Read through the entries below and return each line with the word "Write".

• **Stored records**

»»

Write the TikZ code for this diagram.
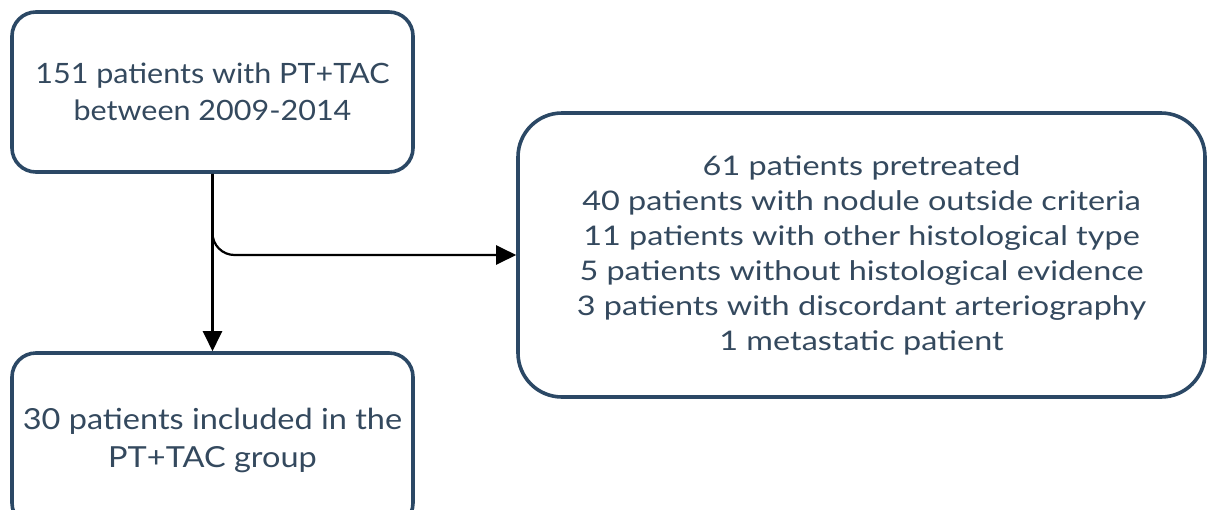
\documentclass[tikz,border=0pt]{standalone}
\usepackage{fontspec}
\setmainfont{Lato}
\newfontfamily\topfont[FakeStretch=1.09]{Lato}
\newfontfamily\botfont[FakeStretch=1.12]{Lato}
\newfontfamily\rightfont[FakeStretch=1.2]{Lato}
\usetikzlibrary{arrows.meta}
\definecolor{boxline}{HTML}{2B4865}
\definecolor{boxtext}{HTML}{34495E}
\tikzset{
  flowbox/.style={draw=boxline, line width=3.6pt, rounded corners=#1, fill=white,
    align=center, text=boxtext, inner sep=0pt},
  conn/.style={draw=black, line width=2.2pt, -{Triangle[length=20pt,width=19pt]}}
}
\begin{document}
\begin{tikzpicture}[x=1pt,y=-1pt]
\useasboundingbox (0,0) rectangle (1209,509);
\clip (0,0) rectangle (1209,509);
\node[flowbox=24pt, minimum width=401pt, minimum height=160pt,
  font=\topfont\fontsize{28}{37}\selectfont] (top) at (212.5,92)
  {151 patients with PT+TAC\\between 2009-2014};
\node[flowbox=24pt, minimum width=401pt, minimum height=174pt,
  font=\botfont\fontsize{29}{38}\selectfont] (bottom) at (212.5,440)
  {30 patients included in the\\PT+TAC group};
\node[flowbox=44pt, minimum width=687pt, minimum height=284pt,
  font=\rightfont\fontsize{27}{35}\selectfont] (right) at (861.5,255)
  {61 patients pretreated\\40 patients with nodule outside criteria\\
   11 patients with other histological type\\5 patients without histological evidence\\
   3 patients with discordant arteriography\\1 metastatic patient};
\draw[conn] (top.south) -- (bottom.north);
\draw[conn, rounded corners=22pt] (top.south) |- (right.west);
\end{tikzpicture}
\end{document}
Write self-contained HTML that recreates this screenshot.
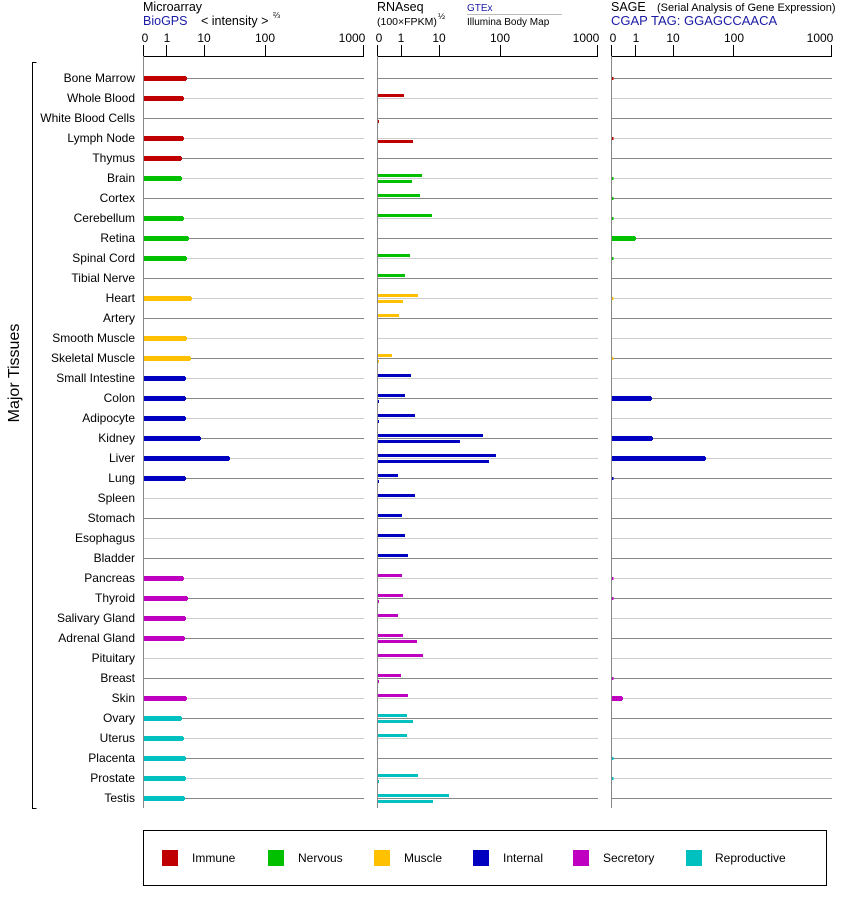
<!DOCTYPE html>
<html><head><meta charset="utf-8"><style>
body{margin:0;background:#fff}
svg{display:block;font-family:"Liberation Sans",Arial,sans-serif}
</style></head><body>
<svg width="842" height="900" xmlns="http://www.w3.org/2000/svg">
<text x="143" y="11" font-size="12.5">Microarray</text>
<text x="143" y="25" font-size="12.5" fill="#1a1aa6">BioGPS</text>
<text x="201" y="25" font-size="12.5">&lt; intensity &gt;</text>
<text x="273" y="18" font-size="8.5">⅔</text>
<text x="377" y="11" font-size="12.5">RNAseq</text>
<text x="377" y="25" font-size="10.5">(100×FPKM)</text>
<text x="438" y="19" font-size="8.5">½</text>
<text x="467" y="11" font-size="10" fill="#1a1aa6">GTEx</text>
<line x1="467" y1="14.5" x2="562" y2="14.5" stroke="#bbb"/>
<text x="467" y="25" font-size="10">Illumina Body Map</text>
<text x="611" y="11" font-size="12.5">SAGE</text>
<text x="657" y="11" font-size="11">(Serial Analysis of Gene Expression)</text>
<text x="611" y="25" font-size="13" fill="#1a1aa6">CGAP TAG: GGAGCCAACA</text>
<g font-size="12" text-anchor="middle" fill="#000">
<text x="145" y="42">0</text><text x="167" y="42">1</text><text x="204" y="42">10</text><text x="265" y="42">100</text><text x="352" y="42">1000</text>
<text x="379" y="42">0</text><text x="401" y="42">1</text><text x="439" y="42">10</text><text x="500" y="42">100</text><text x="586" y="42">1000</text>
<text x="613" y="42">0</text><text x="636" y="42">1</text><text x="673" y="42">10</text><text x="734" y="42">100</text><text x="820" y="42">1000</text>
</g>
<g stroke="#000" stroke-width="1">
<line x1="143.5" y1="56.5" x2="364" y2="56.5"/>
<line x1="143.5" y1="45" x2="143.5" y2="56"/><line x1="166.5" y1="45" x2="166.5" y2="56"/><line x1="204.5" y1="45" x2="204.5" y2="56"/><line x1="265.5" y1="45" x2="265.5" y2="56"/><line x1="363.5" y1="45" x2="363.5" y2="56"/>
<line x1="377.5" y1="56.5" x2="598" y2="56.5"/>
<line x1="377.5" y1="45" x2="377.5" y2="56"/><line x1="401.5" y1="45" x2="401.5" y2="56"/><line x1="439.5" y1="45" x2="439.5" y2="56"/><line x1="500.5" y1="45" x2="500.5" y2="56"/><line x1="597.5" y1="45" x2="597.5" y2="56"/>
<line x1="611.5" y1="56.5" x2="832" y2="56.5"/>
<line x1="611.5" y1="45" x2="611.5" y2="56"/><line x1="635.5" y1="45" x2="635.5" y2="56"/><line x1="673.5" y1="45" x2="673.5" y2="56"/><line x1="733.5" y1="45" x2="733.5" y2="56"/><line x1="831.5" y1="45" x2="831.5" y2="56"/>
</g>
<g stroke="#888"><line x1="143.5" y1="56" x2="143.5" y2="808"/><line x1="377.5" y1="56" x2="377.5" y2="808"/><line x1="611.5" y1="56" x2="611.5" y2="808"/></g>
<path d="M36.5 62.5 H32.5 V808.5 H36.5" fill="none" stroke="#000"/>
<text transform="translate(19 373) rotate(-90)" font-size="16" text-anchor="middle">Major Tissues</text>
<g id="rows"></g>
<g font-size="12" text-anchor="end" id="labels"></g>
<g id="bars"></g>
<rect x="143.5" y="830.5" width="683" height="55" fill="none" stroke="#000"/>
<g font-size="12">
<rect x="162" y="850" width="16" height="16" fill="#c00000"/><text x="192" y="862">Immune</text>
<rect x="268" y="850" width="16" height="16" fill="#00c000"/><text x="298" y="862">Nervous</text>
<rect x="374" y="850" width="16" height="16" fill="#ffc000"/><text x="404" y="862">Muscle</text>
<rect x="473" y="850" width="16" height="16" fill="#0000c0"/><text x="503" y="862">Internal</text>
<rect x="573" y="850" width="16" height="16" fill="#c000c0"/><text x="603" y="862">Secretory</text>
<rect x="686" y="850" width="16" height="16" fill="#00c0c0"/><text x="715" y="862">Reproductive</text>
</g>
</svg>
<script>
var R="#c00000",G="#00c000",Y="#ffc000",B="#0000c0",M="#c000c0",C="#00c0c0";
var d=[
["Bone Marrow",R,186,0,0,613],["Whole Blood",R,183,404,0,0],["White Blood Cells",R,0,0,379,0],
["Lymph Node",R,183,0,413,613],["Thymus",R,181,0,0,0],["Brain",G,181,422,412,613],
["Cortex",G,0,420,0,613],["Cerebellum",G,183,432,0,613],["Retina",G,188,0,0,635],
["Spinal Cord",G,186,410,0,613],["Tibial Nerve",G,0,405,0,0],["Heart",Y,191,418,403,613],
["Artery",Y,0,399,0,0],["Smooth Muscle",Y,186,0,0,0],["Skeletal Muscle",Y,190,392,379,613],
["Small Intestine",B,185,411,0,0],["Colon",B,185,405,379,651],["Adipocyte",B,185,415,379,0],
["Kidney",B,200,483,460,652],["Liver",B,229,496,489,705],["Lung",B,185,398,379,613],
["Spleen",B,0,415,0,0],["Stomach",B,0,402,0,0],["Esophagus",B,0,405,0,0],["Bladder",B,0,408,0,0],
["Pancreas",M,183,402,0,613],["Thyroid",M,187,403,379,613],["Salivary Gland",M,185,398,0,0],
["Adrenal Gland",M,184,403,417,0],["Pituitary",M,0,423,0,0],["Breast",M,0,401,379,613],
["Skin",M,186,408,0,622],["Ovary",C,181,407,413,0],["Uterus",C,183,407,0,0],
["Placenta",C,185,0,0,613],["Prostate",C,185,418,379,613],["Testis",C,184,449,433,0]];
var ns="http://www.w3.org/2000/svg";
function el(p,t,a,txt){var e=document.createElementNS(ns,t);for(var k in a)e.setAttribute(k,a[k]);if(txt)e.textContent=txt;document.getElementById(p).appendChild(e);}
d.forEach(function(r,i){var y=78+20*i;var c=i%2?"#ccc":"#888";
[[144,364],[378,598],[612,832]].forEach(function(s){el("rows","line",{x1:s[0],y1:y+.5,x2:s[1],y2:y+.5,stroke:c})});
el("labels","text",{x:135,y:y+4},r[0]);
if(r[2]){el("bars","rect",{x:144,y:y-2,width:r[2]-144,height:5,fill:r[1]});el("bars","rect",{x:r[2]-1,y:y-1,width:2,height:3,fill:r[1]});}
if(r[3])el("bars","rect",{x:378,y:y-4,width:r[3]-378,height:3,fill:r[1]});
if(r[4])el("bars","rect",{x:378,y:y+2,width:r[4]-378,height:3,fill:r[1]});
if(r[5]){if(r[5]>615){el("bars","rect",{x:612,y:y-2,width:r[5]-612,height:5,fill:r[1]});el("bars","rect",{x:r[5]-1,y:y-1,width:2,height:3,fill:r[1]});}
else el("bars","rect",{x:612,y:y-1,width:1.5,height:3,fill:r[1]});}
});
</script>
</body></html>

««

• **Result of the exercise**
Write the TikZ code for this diagram.
Write self-contained HTML that recreates this screenshot.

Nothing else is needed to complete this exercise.